Note: If user authentication is required for the network through a pop-up browser you may need to use Firefox rather than the default browse activity as it doesn't support popups. Also, if you have a PAC file you need to use you can distribute it by DHCP.
The default server setup is to connect to the Internet on the first wired ethernet network interface, using IPv4 DHCP. Laptops connect to the server over Acceess Points (APs) connected to the second wired ethernet network interface or via the wireless mesh using one or more Active Antenna, connected through USB interfaces.
If your XS has 2 network interfaces and you would like to reverse their (WAN, LAN) roles you can use the xs-swapnics utility.
IPv6 is not enabled by default and not needed -- to enable external IPv6 you will have to configure the global address of the machine and setup an IPv6 tunnel.
Most access points are compatible with the XO. For a list of ones which have been shown to work see Wireless Access Point Compatibility. Unless a single access point is being used (not recommended for more than forty to fifty laptops), a network switch of some sort will also be needed.
Important note: Active Antennae is not supported or available from OLPC at this time
If you have active antenna(e) to use, simply plug them in and reboot the XS. It will detect them and allocate them to mshbond0, mshbond1 and mshbond2. It should just work and XOs will see "School server mesh" when they connect to the mesh served by the XS. You may need to manually allocate different frequencies per antenna.
The steps for setting up a wireless router access point vary based on the wireless router being using, but this serves as a rough guide for installation.

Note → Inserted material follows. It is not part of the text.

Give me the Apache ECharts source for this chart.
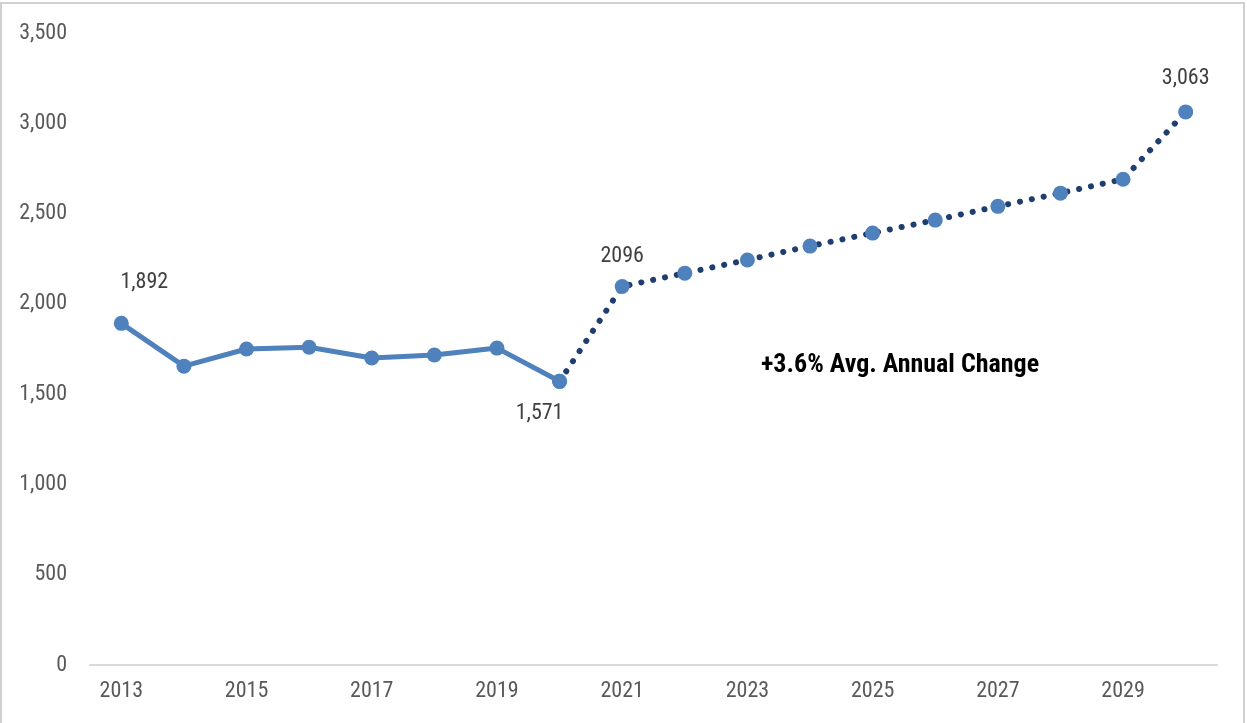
<!DOCTYPE html>
<html><head><meta charset="utf-8">
<script src="https://cdn.jsdelivr.net/npm/echarts@6/dist/echarts.min.js"></script>
<style>html,body{margin:0;padding:0;background:#fff}#c{width:1247px;height:723px}</style>
</head><body><div id="c"></div>
<script>
const years = ['2013','2014','2015','2016','2017','2018','2019','2020','2021','2022','2023','2024','2025','2026','2027','2028','2029','2030'];
const actual = [1892,1655,1750,1760,1700,1717,1755,1571,null,null,null,null,null,null,null,null,null,null];
const forecast = [null,null,null,null,null,null,null,1571,2096,2170,2243,2320,2392,2464,2540,2613,2690,3063];
const labelText = {0:'1,892', 7:'1,571', 8:'2096', 17:'3,063'};
const annotation = '+3.6% Avg. Annual Change';

const font = '"Roboto Condensed","Arial Narrow",sans-serif';
const chart = echarts.init(document.getElementById('c'));
const lblBase = {show:true, fontFamily:font, fontSize:22, color:'#404040', formatter: p => labelText[p.dataIndex] || ''};
const actualData = actual.map((v,i) => {
  if (i===0) return {value:v, label:Object.assign({}, lblBase, {position:'top', offset:[23,-17]})};
  return v;
});
const forecastData = forecast.map((v,i) => {
  if (i===7) return {value:v, label:Object.assign({}, lblBase, {position:'bottom', offset:[-20,9]})};
  if (i===8) return {value:v, label:Object.assign({}, lblBase, {position:'top', offset:[0,-7]})};
  if (i===17) return {value:v, label:Object.assign({}, lblBase, {position:'top', offset:[0,-10]})};
  return v;
});
chart.setOption({
  animation:false,
  grid:{left:90, right:30, top:33, bottom:58},
  xAxis:{type:'category', data:years, boundaryGap:true,
    axisLine:{lineStyle:{color:'#D9D9D9', width:2}}, axisTick:{show:false},
    axisLabel:{interval:1, fontFamily:font, fontSize:22, color:'#595959', margin:15}},
  yAxis:{type:'value', min:0, max:3500, interval:500,
    splitLine:{show:false}, axisLine:{show:false}, axisTick:{show:false},
    axisLabel:{fontFamily:font, fontSize:22, color:'#595959', margin:23,
      formatter: v => v.toLocaleString('en-US')}},
  series:[
    {type:'line', data:forecastData, symbol:'circle', symbolSize:15, z:2,
      lineStyle:{color:'#1F3D6E', width:6, type:[0.1,12], cap:'round'},
      itemStyle:{color:'#4F81BD'}, label:{show:false}},
    {type:'line', data:actualData, symbol:'circle', symbolSize:15, z:3,
      lineStyle:{color:'#4F81BD', width:5},
      itemStyle:{color:'#4F81BD'}, label:{show:false}}
  ],
  graphic:[
    {type:'rect', shape:{x:1, y:3, width:1243, height:730}, style:{fill:null, stroke:'#D0D0D0', lineWidth:2}, silent:true},
    {type:'text', left:761, top:352, style:{text:annotation, fontFamily:font, fontSize:26, fontWeight:'bold', fill:'#000'}}
  ]
});
</script></body></html>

These steps were run using a Zoom Wireless-G model 4400 router.
- Press the reset button on the wireless router to reset it and connect it to any computer. It's possible to do this setup with an XO or any other machine with linux installed.
- Open terminal and type
ifconfig eth0 IPaddress
Where IPaddress is in the same subnet as the default IP for the access point
- Connect to the access point by typing in the IP address in a web browser.
- Login to the access point using the default password (or skip entering a password if none is provided)
- Set the wireless channel to 1, 6 or 11 to minimize interference
- Set a unique name for the wireless network
- Make sure that the access point is NOT running as a DHCP server and it's not running NAT
Recommended Hardware Specifications
A number of computers may act as a school server, but it must be a Fedora-capable computer. Recommended minimum specifications for a school server are as follows:
|Small||<20-25||466 MHz||1 GB||40-120 GB|
|Large||<150||1 GHz||1 GB||320-750 GB|
See XS Recommended Hardware for more information.
Installing additional software
If you wish to install packages that aren't part of the default school server distribution, you should first try using yum. The stable and testing school server repositories include all packages included in Fedora, even if they aren't installed by default. For third party software you should follow their installation procedure for Fedora 7 or for the XS Server specifically. For example, to install Moodle, follow these instructions: http://docs.moodle.org/en/OLPC_XS_installation#Install_Moodle_from_the_OLPC_XS_Image
Keeping your XS software up to date
Upgrading a server is done using the yum package interface provided by Fedora.
If you have an Internet connection, you can upgrade from the default servers at OLPC, or your own mirrors of them. This is done using yum:
yum -y upgrade
Upgrading from XS 0.4 or earlier
If you are upgrading from XS 0.4 or earlier, the process is similar to a new installation, with some minor changes. In the menu shown right after booting, you should choose one of the 'Install or upgrade an existing system' options, press the Tab key, and add 'upgradeany' to the boot configuration line. After adding that line, press enter twice.
With this extra option, Anaconda will recognise the old installation and will offer to upgrade.
- Right after the upgrade, you must re-run the /etc/sysconfig/olpc-scripts/domain_config script with the appropriate domain name for the machine.
- The new OS may detect your network cards differently -- the roles of WAN and LAN cards may end up swapped from what they were under 0.4. If that happens, use the xs-swapnics script.